In Großbritannien erschien seit Ausbruch des Zweiten Weltkrieges jeden Freitag „Die Zeitung“, ein Exilblatt in deutscher Sprache, um die dort lebenden Emigranten zu informieren, was es Neues aus dem „Reich“ gab. Ein Beitrag sei hier wiedergegeben, der unter dem Titel „Hitlers Schlappe in Ungarn“ auf der Titelseite erschien: Die „Neue Ordnung“ auf dem Balkan und in Südosteuropa befindet sich infolge der neuen militärischen Forderungen Hitlers in einer Krise. Der Herd dieser Krise ist Ungarn. Hintergründe des Kabinettwechsels – Zerfall der Pfeilkreuz-Partei.

Die Zeitung England

Vor zwei Monaten wurde Ribbentrop nach Budapest geschickt, um Ungarn auf Kosten der anderen südeuropäischen Vasallenstaaten eine Vormachtstellung zu verleihen. Es war vorgesehen, die noch nicht voll eingesetzte und intakte ungarische Armee mit der Ablösung der deutschen Besatzungstruppen auf dem Balkan zu betrauen. Kaum war jedoch Ribbentrop wieder in Berlin eingetroffen, als Keitel in Budapest erschien und erklärte, dass Ungarn sich selbstverständlich für die ihm von Deutschland zugebilligte Vormachtstellung zu revanchieren habe. Er forderte weitere 500.000 Mann ungarischer Soldaten für die Frühjahrsoffensive. Nach dem bewährten Muster: „Zuckerbrot und Peitsche“ veranlasste Hitler gleichzeitig Italien, den Ungarn für die Annahme dieser Bedingungen eine Freizone im Hafen von Fiume in Aussicht zu stellen.
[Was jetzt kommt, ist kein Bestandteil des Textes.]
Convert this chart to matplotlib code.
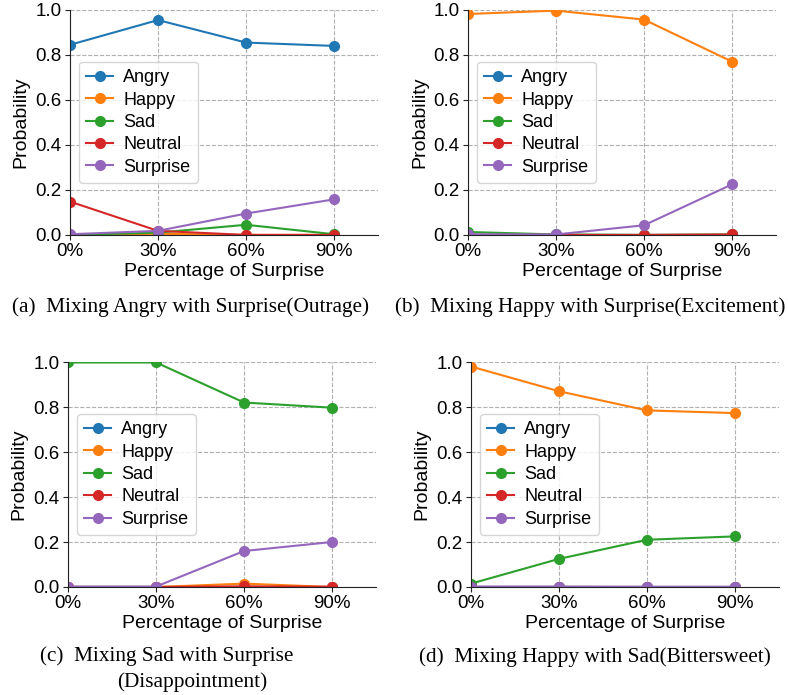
"""Emotion mixing probabilities, four panels with subcaptions."""

import matplotlib
matplotlib.use("Agg")
import matplotlib.pyplot as plt

EMOTIONS = ["Angry", "Happy", "Sad", "Neutral", "Surprise"]
COLORS = ["#1f77b4", "#ff7f0e", "#2ca02c", "#d62728", "#9467bd"]
MIX_PCT = [0, 30, 60, 90]
TICK_LABELS = ["0%", "30%", "60%", "90%"]

# (a) Angry + Surprise
outrage_angry = [0.845, 0.955, 0.855, 0.840]
outrage_happy = [0.000, 0.005, 0.000, 0.000]
outrage_sad = [0.000, 0.010, 0.045, 0.003]
outrage_neutral = [0.148, 0.018, 0.000, 0.000]
outrage_surprise = [0.003, 0.018, 0.095, 0.158]

# (b) Happy + Surprise
excite_angry = [0.000, 0.000, 0.000, 0.000]
excite_happy = [0.982, 0.997, 0.957, 0.770]
excite_sad = [0.013, 0.002, 0.000, 0.002]
excite_neutral = [0.000, 0.000, 0.000, 0.002]
excite_surprise = [0.003, 0.002, 0.043, 0.225]

# (c) Sad + Surprise
disap_angry = [0.000, 0.000, 0.000, 0.000]
disap_happy = [0.000, 0.000, 0.015, 0.000]
disap_sad = [0.998, 0.998, 0.820, 0.797]
disap_neutral = [0.000, 0.000, 0.003, 0.001]
disap_surprise = [0.002, 0.002, 0.160, 0.200]

# (d) Happy + Sad
bitter_angry = [0.000, 0.000, 0.000, 0.000]
bitter_happy = [0.980, 0.870, 0.785, 0.773]
bitter_sad = [0.015, 0.125, 0.210, 0.225]
bitter_neutral = [0.000, 0.000, 0.000, 0.000]
bitter_surprise = [0.002, 0.002, 0.001, 0.001]

PANELS = [
    ([outrage_angry, outrage_happy, outrage_sad, outrage_neutral, outrage_surprise],
     [0.0888, 0.662, 0.391, 0.3237]),
    ([excite_angry, excite_happy, excite_sad, excite_neutral, excite_surprise],
     [0.594, 0.662, 0.391, 0.3237]),
    ([disap_angry, disap_happy, disap_sad, disap_neutral, disap_surprise],
     [0.0863, 0.1554, 0.391, 0.3237]),
    ([bitter_angry, bitter_happy, bitter_sad, bitter_neutral, bitter_surprise],
     [0.5977, 0.1554, 0.391, 0.3237]),
]

SANS = ["Liberation Sans", "DejaVu Sans"]
SERIF = ["Liberation Serif", "DejaVu Serif"]

fig = plt.figure(figsize=(7.88, 6.95), dpi=100)

for series, rect in PANELS:
    ax = fig.add_axes(rect)
    for name, vals, color in zip(EMOTIONS, series, COLORS):
        ax.plot(MIX_PCT, vals, marker="o", markersize=7, lw=1.5, color=color, label=name)
    ax.set_xlim(0, 105)
    ax.set_ylim(0, 1.0)
    ax.set_xticks(MIX_PCT)
    ax.set_xticklabels(TICK_LABELS, family=SANS, fontsize=13.5)
    ax.set_yticks([0, 0.2, 0.4, 0.6, 0.8, 1.0])
    ax.set_yticklabels(["0.0", "0.2", "0.4", "0.6", "0.8", "1.0"], family=SANS, fontsize=13.5)
    ax.tick_params(length=3.5, width=0.8, pad=2.5, color="#222222")
    ax.grid(True, ls="--", lw=0.8, color="#b0b0b0")
    ax.set_axisbelow(True)
    for side in ("top", "right"):
        ax.spines[side].set_visible(False)
    for side in ("left", "bottom"):
        ax.spines[side].set_color("#222222")
    ax.set_xlabel("Percentage of Surprise", family=SANS, fontsize=14, labelpad=2)
    ax.set_ylabel("Probability", family=SANS, fontsize=14, labelpad=4)
    ax.legend(loc="center left", prop={"family": SANS, "size": 13},
              handlelength=1.5, handletextpad=0.55, labelspacing=0.3, borderpad=0.4)

cap = dict(family=SERIF, fontsize=15.3, ha="center", va="center")
fig.text(190 / 788, 1 - 307 / 695, "(a)  Mixing Angry with Surprise(Outrage)", **cap)
fig.text(590 / 788, 1 - 307 / 695, "(b)  Mixing Happy with Surprise(Excitement)", **cap)
fig.text(167 / 788, 1 - 656 / 695, "(c)  Mixing Sad with Surprise", **cap)
fig.text(192 / 788, 1 - 682 / 695, "(Disappointment)", **cap)
fig.text(595 / 788, 1 - 657 / 695, "(d)  Mixing Happy with Sad(Bittersweet)", **cap)

fig.savefig("out.png", dpi=100)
Bardossy, der nach dem Selbstmord Telekis auf Grund seiner Nazi-Sympathien mit deutscher Nachhilfe Premierminister geworden war, ging auf die deutschen Forderungen ein. Die Folge jedoch der Ausbruch von Schwierigkeiten im Oberhaus und Unterhaus, die den nazis deutlich bewiesen, dass die ungarische Regierung bei der Mobilisierung weiterer Truppen für die Ostfront mit einem starken Widerstand im Lande zu rechnen habe. Hitler beschloss darauf aufs Ganze zu gehen. Mittels der nazistischen Pfeilkreuz-Partei und der ebenfalls nazifreundlichen Erneuerungspartei Imredys wurde eine Propaganda-Kampagne gestartet, die angesichts des hohen Alters des Reichsverwesers Horthy dessen Rücktritt und die Wahl des nazi-freundlichen Erzherzog Albrecht von Habsburg zu seinem Nachfolger befürwortete. Hitler hoffte mit der Kandidatur Albrechts den politisch höchst einflussreichen Hochadel einzufangen. Hierin verrechnete er sich. Der Hochadel begann zusammen mit dem Landadel eine Gegenaktion, die damit endete, dass Stephan Horthy zum Stellvertreter seines Vaters ernannt wurde.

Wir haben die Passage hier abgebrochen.